The first half is more or less the same as Verhoeven’s version, complete with the various twists and turns therein. Where it differs is in what has been left out later on. There’s no Mars, no mutants and, sadly, no space suffocation scenes. The 12A rating means that nobody’s eyeballs at any point pop out of their skulls. Not once does Colin Farrell pull an enormous pulsating tracking device from his nose (although the removal of his ‘hand phone’ looks reasonably painful). The violence has been toned down massively, with Quaid obliterating masses of iPhone lookalike androids instead of any human threat.

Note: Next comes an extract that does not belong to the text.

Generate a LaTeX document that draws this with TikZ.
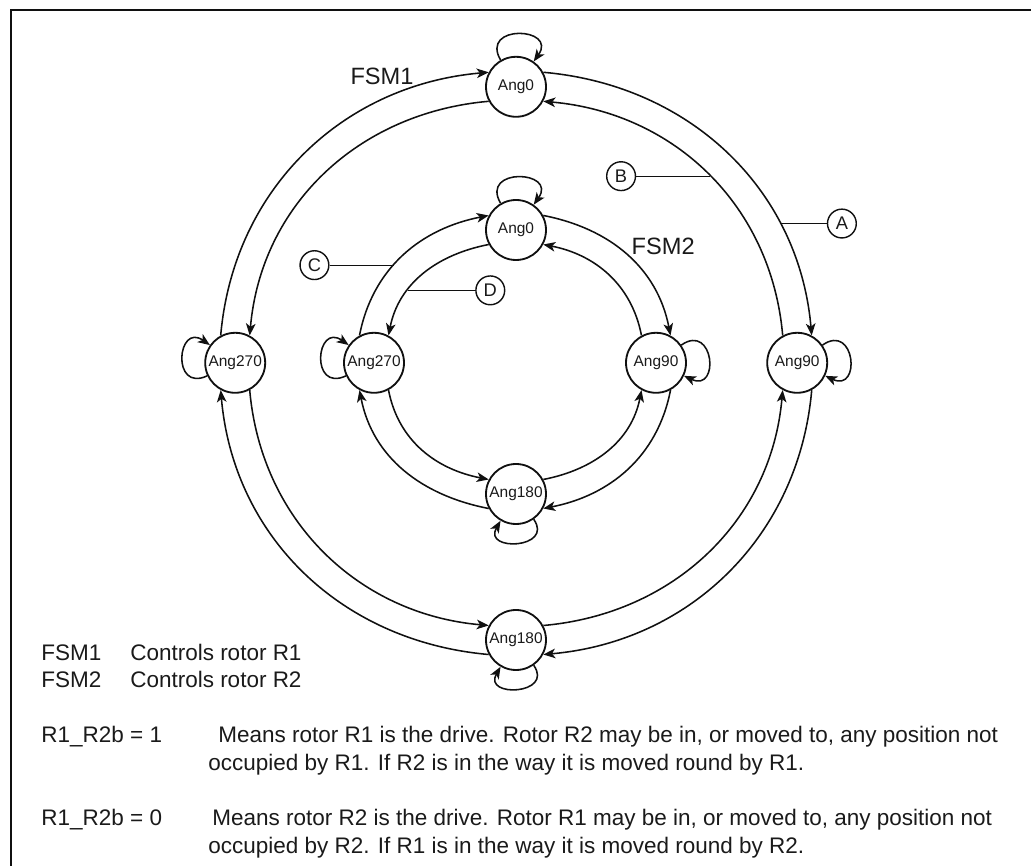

And yet, against all odds, Total Recall is a lot of fun. Its depiction of an overcrowded future looks great. The film has a number of nifty gadgets at its disposal (bondage guns, oh my!) while its scenes set upon ‘The Fall’ are very well played. In a beefed up role as Quaid’s she-Terminator wife, Kate Beckinsale steals the show. As she doles out kicking after kicking to Colin Farrell and Jessica Biel, her impressive physicality from Underworld comes in handy. Farrell doesn’t have Arnie’s blunt force charisma, but he’s a sympathetic lead. While Jessica Biel’s love interest feels perfunctory, it’s Bryan Cranston who disappoints the most. Given very little to work with, his critical high from Breaking Bad seems so very far away. There’s not even any reason for him to be there, given the amount of underlings he has at his disposal.
Total Recall is an entertaining sci-fi thriller with excellent visuals and solid action scenes. It’s a very pleasant surprise and entirely watchable, reminiscent of other sci-fi blockbusters such as I, Robot and Minority Report. It’s immediately, harmlessly forgettable, which, for a film called Total Recall, is delightfully ironic.